C'est cette même foi qui a aidé la mairesse Colette Roy-Laroche à traverser la crise des derniers mois avec une certaine sérénité. «Quand j'ai perdu mon premier conjoint, à l'âge de 25 ans, j'ai sérieusement douté de ma foi», se souvient-elle. Mais ses proches ont pris soin d'elle, l'ont obligé à se secouer. Puis elle a rencontré un autre homme, eu deux autres enfants. La vie a continué. «Alors, aujourd'hui, je ne me pose plus ces questions. Plutôt que de chercher un sens à un tel événement, je préfère consacrer mes énergies à avancer.»

La vie, malgré tout

Noël à Lac-Mégantic, ce sera aussi l'occasion pour plusieurs de prendre une première pause depuis la tragédie. «Après la catastrophe, la ville a été en état de siège avec près de 200 policiers qui surveillaient le centre-ville, raconte Rémi Tremblay, rédacteur du chef du journal local, l'Écho de Frontenac. Puis il y a eu la vague de solidarité, les nombreuses activités. Ça va être une pause salutaire.» Après les grands événements communautaires, ce sera l'occasion d'un recueillement en famille, souligne Rémi Tremblay.

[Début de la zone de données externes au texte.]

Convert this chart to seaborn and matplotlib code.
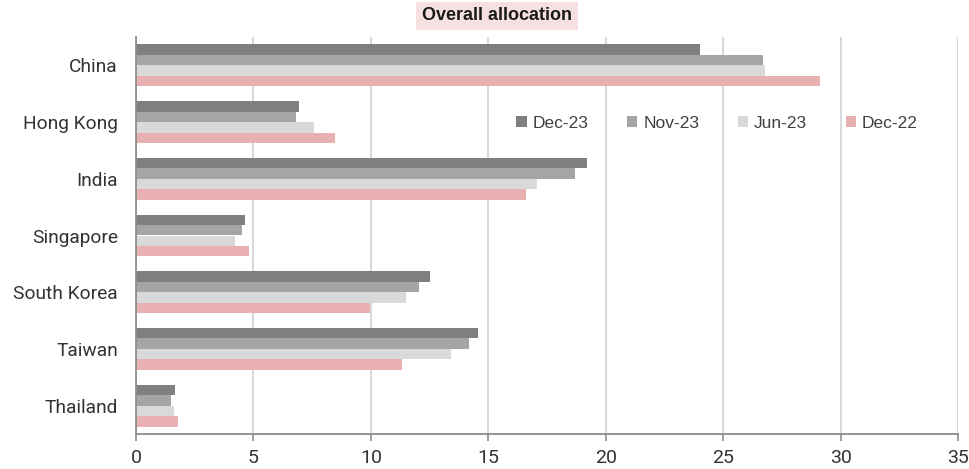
import matplotlib
matplotlib.use("Agg")
import matplotlib.pyplot as plt
import seaborn as sns
import pandas as pd
from matplotlib.patches import Patch

countries = ["China", "Hong Kong", "India", "Singapore", "South Korea", "Taiwan", "Thailand"]
series = ["Dec-23", "Nov-23", "Jun-23", "Dec-22"]
dec23 = [24.0, 6.95, 19.2, 4.63, 12.5, 14.58, 1.65]
nov23 = [26.7, 6.8, 18.7, 4.52, 12.05, 14.16, 1.50]
jun23 = [26.8, 7.56, 17.07, 4.23, 11.5, 13.43, 1.61]
dec22 = [29.14, 8.46, 16.62, 4.82, 9.96, 11.34, 1.78]
colors = ["#7f7f7f", "#a5a5a5", "#d9d9d9", "#e8b0b1"]
xticks = [0, 5, 10, 15, 20, 25, 30, 35]
title = "Overall allocation"

rows = []
for s, vals in zip(series, [dec23, nov23, jun23, dec22]):
    for c, v in zip(countries, vals):
        rows.append({"country": c, "series": s, "value": v})
df = pd.DataFrame(rows)

sns.set_theme(style="white")
plt.rcParams["font.family"] = ["Roboto", "DejaVu Sans"]

fig = plt.figure(figsize=(9.7, 4.69), dpi=100)
ax = fig.add_axes([136/970, 1-434/469, (958-136)/970, (434-37)/469])

sns.barplot(data=df, y="country", x="value", hue="series", order=countries,
            hue_order=series, palette=colors, orient="h", width=0.74,
            saturation=1, ax=ax, legend=False, linewidth=0)

ax.set_xlim(0, 35)
ax.set_ylim(6.5, -0.5)
ax.set_xticks(xticks)
ax.set_xticklabels([str(t) for t in xticks])
ax.set_xlabel("")
ax.set_ylabel("")
ax.grid(axis="x", color="#d9d9d9", linewidth=1.5)
ax.grid(axis="y", visible=False)
ax.set_axisbelow(True)
for side in ["top", "right"]:
    ax.spines[side].set_visible(False)
for side in ["left", "bottom"]:
    ax.spines[side].set_color("#8c8c8c")
    ax.spines[side].set_linewidth(1.3)
ax.tick_params(axis="x", length=5, width=1.2, color="#8c8c8c", pad=6,
               labelsize=14, labelcolor="#333333", bottom=True)
ax.tick_params(axis="y", length=0, pad=13, labelsize=13.8, labelcolor="#333333")

handles = [Patch(facecolor=c, edgecolor="none") for c in colors]
leg = ax.legend(handles, series, ncol=4, frameon=False, loc="center",
                bbox_to_anchor=(0.707, 0.783), prop={"family": ["Liberation Sans"], "size": 12.5},
                handlelength=0.6, handleheight=0.6, handletextpad=0.35,
                columnspacing=2.2, labelcolor="#404040")

fig.text(497/970, 1-16/469, title, ha="center", va="center", fontsize=13,
         fontweight="bold", color="#1a1a1a", family=["Liberation Sans"],
         bbox=dict(boxstyle="square,pad=0.33", facecolor="#f6e0e0", edgecolor="none"))

fig.savefig("out.png", dpi=100)
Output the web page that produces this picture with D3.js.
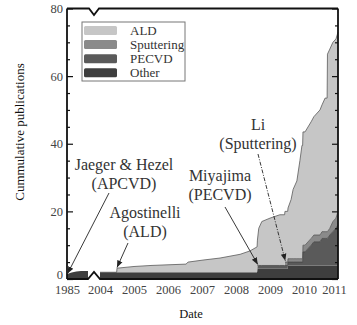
<!DOCTYPE html>
<html>
<head>
<meta charset="utf-8">
<script src="https://cdn.jsdelivr.net/npm/d3@7"></script>
<style>
  html, body { margin: 0; padding: 0; background: #fff; }
  svg { display: block; }
  text { font-family: "Liberation Serif", "Times New Roman", serif; }
</style>
</head>
<body>
<svg id="chart" width="357" height="325"></svg>
<script>
// Series keys, bottom to top of the stack
const seriesKeys = ["Other", "PECVD", "Sputtering", "ALD"];
const legendKeys = ["ALD", "Sputtering", "PECVD", "Other"];

// Early period (before the axis break): only the APCVD work
const earlyDates = [1985, 1989, 1993, 1997, 2003];
const earlyOther = [1.4, 1.9, 2.2, 2.4, 2.4];

// 2004 onward: cumulative publication counts per technique
const dates = [2004.00, 2004.49, 2004.50, 2005.00, 2005.50, 2006.00, 2006.53, 2006.59, 2007.03, 2007.53,
               2008.12, 2008.41, 2008.62, 2008.63, 2008.67, 2008.76, 2009.00, 2009.29, 2009.43, 2009.44,
               2009.52, 2009.53, 2009.62, 2009.68, 2009.79, 2009.88, 2009.94, 2009.96, 2009.97, 2010.03,
               2010.21, 2010.29, 2010.47, 2010.53, 2010.62, 2010.68, 2010.69, 2010.76, 2010.85, 2010.94, 2011.00];
const other      = [2, 2, 2, 2, 2, 2, 2, 2, 2, 2,
                    2, 2, 2, 3, 3, 3, 3, 3, 3, 3,
                    3, 4, 4, 4, 4, 4, 4, 4, 4, 4,
                    4, 4, 4, 4, 4, 4, 4, 4, 4, 4, 4];
const pecvd      = [0, 0, 0, 0, 0, 0, 0, 0, 0, 0,
                    0, 0, 0, 1, 1, 1, 1, 1, 1, 1,
                    1, 1, 1, 1, 1, 1, 1, 1, 4, 4,
                    6, 7, 7, 8, 8, 8, 8, 9, 10, 11, 12];
const sputtering = [0, 0, 0, 0, 0, 0, 0, 0, 0, 0,
                    0, 0, 0, 0, 0, 0, 0, 0, 0, 1,
                    1, 1, 1, 1, 1, 1, 1, 1, 2, 2,
                    2, 2, 2, 2, 2, 2, 2, 2, 3, 3, 4];
const ald        = [0, 0, 1.2, 1.7, 2.0, 2.2, 2.4, 3.0, 3.6, 4.2,
                    5.3, 6.3, 7.5, 7.5, 11, 13, 14, 15, 15, 15,
                    15, 15, 17.5, 20.5, 23, 29, 33.5, 33.5, 33.5, 33.5,
                    34.5, 35, 37, 37.5, 39.5, 39.5, 52.5, 53, 53, 53, 53];

// Axis ticks
const xTickYears = [1985, 2004, 2005, 2006, 2007, 2008, 2009, 2010, 2011];
const yMajorTicks = [0, 20, 40, 60, 80];
const yMinorTicks = [5, 10, 15, 25, 30, 35, 45, 50, 55, 65, 70, 75];

// Annotations: label lines, label position, arrow start, arrow tip (date, value)
const noteLabels = [
  { lines: ["Jaeger & Hezel", "(APCVD)"], at: [124, 170], from: [109, 193], to: [1985.5, 1.6], dashed: false },
  { lines: ["Agostinelli", "(ALD)"], at: [145, 218], from: [128, 243], to: [2004.5, 3.4], dashed: false },
  { lines: ["Miyajima", "(PECVD)"], at: [220, 181], from: [225, 207], to: [2008.64, 4.3], dashed: false },
  { lines: ["Li", "(Sputtering)"], at: [258, 130], from: [258, 154], to: [2009.45, 5.4], dashed: true }
];

const colors = { ALD: "#c6c6c6", Sputtering: "#8a8a8a", PECVD: "#5a5a5a", Other: "#3e3e3e" };
const edgeColors = { ALD: "#5a5a5a", Sputtering: "#555", PECVD: "#444", Other: "#2e2e2e" };

const svg = d3.select("#chart");
const plotLeft = 67, plotRight = 338, plotTop = 8.5, plotBottom = 279;

// Broken time axis: 1985 segment, gap, then 2004-2011
const x = d3.scaleLinear().domain([1985, 2003, 2004, 2011]).range([plotLeft, 88, 100, plotRight]);
const y = d3.scaleLinear().domain([0, 80]).range([plotBottom, plotTop]);

const rows = dates.map((d, i) => ({ date: d, Other: other[i], PECVD: pecvd[i], Sputtering: sputtering[i], ALD: ald[i] }));
const stacked = d3.stack().keys(seriesKeys)(rows);

const area = d3.area()
  .x(d => x(d.data.date))
  .y0(d => y(d[0]))
  .y1(d => y(d[1]));
const topLine = d3.line()
  .x(d => x(d.data.date))
  .y(d => y(d[1]));

const plot = svg.append("g");
plot.selectAll("path.layer").data(stacked).join("path")
  .attr("class", "layer")
  .attr("d", area)
  .attr("fill", s => colors[s.key]);
plot.selectAll("path.edge").data(stacked.filter(s => s.key !== "Other")).join("path")
  .attr("class", "edge")
  .attr("d", s => topLine(s.filter(d => d[1] - d[0] > 0 || s.key === "ALD")))
  .attr("fill", "none")
  .attr("stroke", s => edgeColors[s.key])
  .attr("stroke-width", 0.8);

// Early segment
const earlyRows = earlyDates.map((d, i) => ({ date: d, v: earlyOther[i] }));
plot.append("path")
  .datum(earlyRows)
  .attr("d", d3.area().curve(d3.curveMonotoneX).x(d => x(d.date)).y0(y(0)).y1(d => y(d.v)))
  .attr("fill", colors.Other);

// Frame with break marks
const brk = x(2003.5);
svg.append("path")
  .attr("d", `M${plotLeft},${plotTop}L${brk - 5},${plotTop}L${brk},${plotTop + 6.5}L${brk + 5},${plotTop}L${plotRight},${plotTop}`
           + `M${plotLeft},${plotBottom}L${brk - 6},${plotBottom}L${brk},${plotBottom - 7}L${brk + 6},${plotBottom}L${plotRight},${plotBottom}`
           + `M${plotLeft},${plotTop}L${plotLeft},${plotBottom}M${plotRight},${plotTop}L${plotRight},${plotBottom}`)
  .attr("fill", "none")
  .attr("stroke", "#111")
  .attr("stroke-width", 1.8)
  .attr("stroke-linejoin", "miter");

// Y axes (inward ticks on both sides)
const yAxisL = svg.append("g").attr("transform", `translate(${plotLeft},0)`)
  .call(d3.axisLeft(y).tickValues(yMajorTicks).tickSizeInner(-6).tickSizeOuter(0).tickPadding(4));
svg.append("g").attr("transform", `translate(${plotLeft},0)`)
  .call(d3.axisLeft(y).tickValues(yMinorTicks).tickSizeInner(-3).tickSizeOuter(0).tickFormat(""));
svg.append("g").attr("transform", `translate(${plotRight},0)`)
  .call(d3.axisRight(y).tickValues(yMajorTicks).tickSizeInner(-6).tickSizeOuter(0).tickFormat(""));
svg.append("g").attr("transform", `translate(${plotRight},0)`)
  .call(d3.axisRight(y).tickValues(yMinorTicks).tickSizeInner(-3).tickSizeOuter(0).tickFormat(""));
svg.selectAll(".domain").remove();
svg.selectAll(".tick line").attr("stroke", "#111").attr("stroke-width", 1.2);
yAxisL.selectAll("text")
  .attr("font-family", "'Liberation Serif', 'Times New Roman', serif")
  .attr("font-size", 12.5).attr("fill", "#444")
  .attr("y", d => d === 0 ? -5 : 0);

// X axis labels (no tick marks)
const xAxis = svg.append("g").attr("transform", `translate(0,${plotBottom})`)
  .call(d3.axisBottom(x).tickValues(xTickYears).tickFormat(d3.format("d")).tickSize(0).tickPadding(6));
xAxis.select(".domain").remove();
xAxis.selectAll("text")
  .attr("font-family", "'Liberation Serif', 'Times New Roman', serif")
  .attr("font-size", 12.5).attr("fill", "#444")
  .attr("dx", d => d === 2011 ? -4 : 0);

// Axis titles
svg.append("text")
  .attr("transform", "translate(24,132) rotate(-90)")
  .attr("text-anchor", "middle")
  .attr("font-size", 13).attr("fill", "#111")
  .text("Cummulative publications");
svg.append("text")
  .attr("x", 191).attr("y", 318)
  .attr("text-anchor", "middle")
  .attr("font-size", 12.5).attr("fill", "#111")
  .text("Date");

// Legend
const lg = svg.append("g");
lg.append("rect").attr("x", 82).attr("y", 22).attr("width", 103).attr("height", 59)
  .attr("fill", "#fff").attr("stroke", "#777").attr("stroke-width", 1);
legendKeys.forEach((k, i) => {
  const ty = 26 + i * 14.1;
  lg.append("rect").attr("x", 84).attr("y", ty).attr("width", 33).attr("height", 9)
    .attr("rx", 1.5).attr("fill", colors[k]);
  lg.append("text").attr("x", 130).attr("y", ty + 8.5)
    .attr("font-size", 13).attr("fill", "#333").text(k);
});

// Annotation arrows and labels
const defs = svg.append("defs");
defs.append("marker").attr("id", "head")
  .attr("viewBox", "0 0 10 10").attr("refX", 10).attr("refY", 5)
  .attr("markerWidth", 7).attr("markerHeight", 7).attr("markerUnits", "userSpaceOnUse")
  .attr("orient", "auto")
  .append("path").attr("d", "M0,1L10,5L0,9Z").attr("fill", "#222");

noteLabels.forEach(n => {
  svg.append("line")
    .attr("x1", n.from[0]).attr("y1", n.from[1])
    .attr("x2", x(n.to[0])).attr("y2", y(n.to[1]))
    .attr("stroke", "#222").attr("stroke-width", 0.9)
    .attr("stroke-dasharray", n.dashed ? "4,1.5,1,1.5" : null)
    .attr("marker-end", "url(#head)");
  n.lines.forEach((t, j) => {
    svg.append("text")
      .attr("x", n.at[0]).attr("y", n.at[1] + j * 19)
      .attr("text-anchor", "middle")
      .attr("font-size", 16).attr("fill", "#333")
      .text(t);
  });
});
</script>
</body>
</html>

De son côté, Gilles Fluet gardera un œil sur ses amis les plus secoués par la tragédie. Après des semaines difficiles où ses nuits étaient peuplées d'images de trains en flammes, il dit avoir réussi à «exorciser toute cette cochonnerie» grâce au soutien des psychologues. Mais il s'inquiète pour ses amis qui ont refusé cette aide. «Il y en a qui se dirigent tout droit vers une dépression majeure, redoute-t-il. J'ai peur qu'ils fassent une connerie.» Gilles Fluet se promet de leur rendre visite durant les Fêtes. La Légion royale canadienne organise un souper pour le Nouvel An. «Peut-être que je vais les traîner là-bas, pour qu'on ne soit pas seuls.»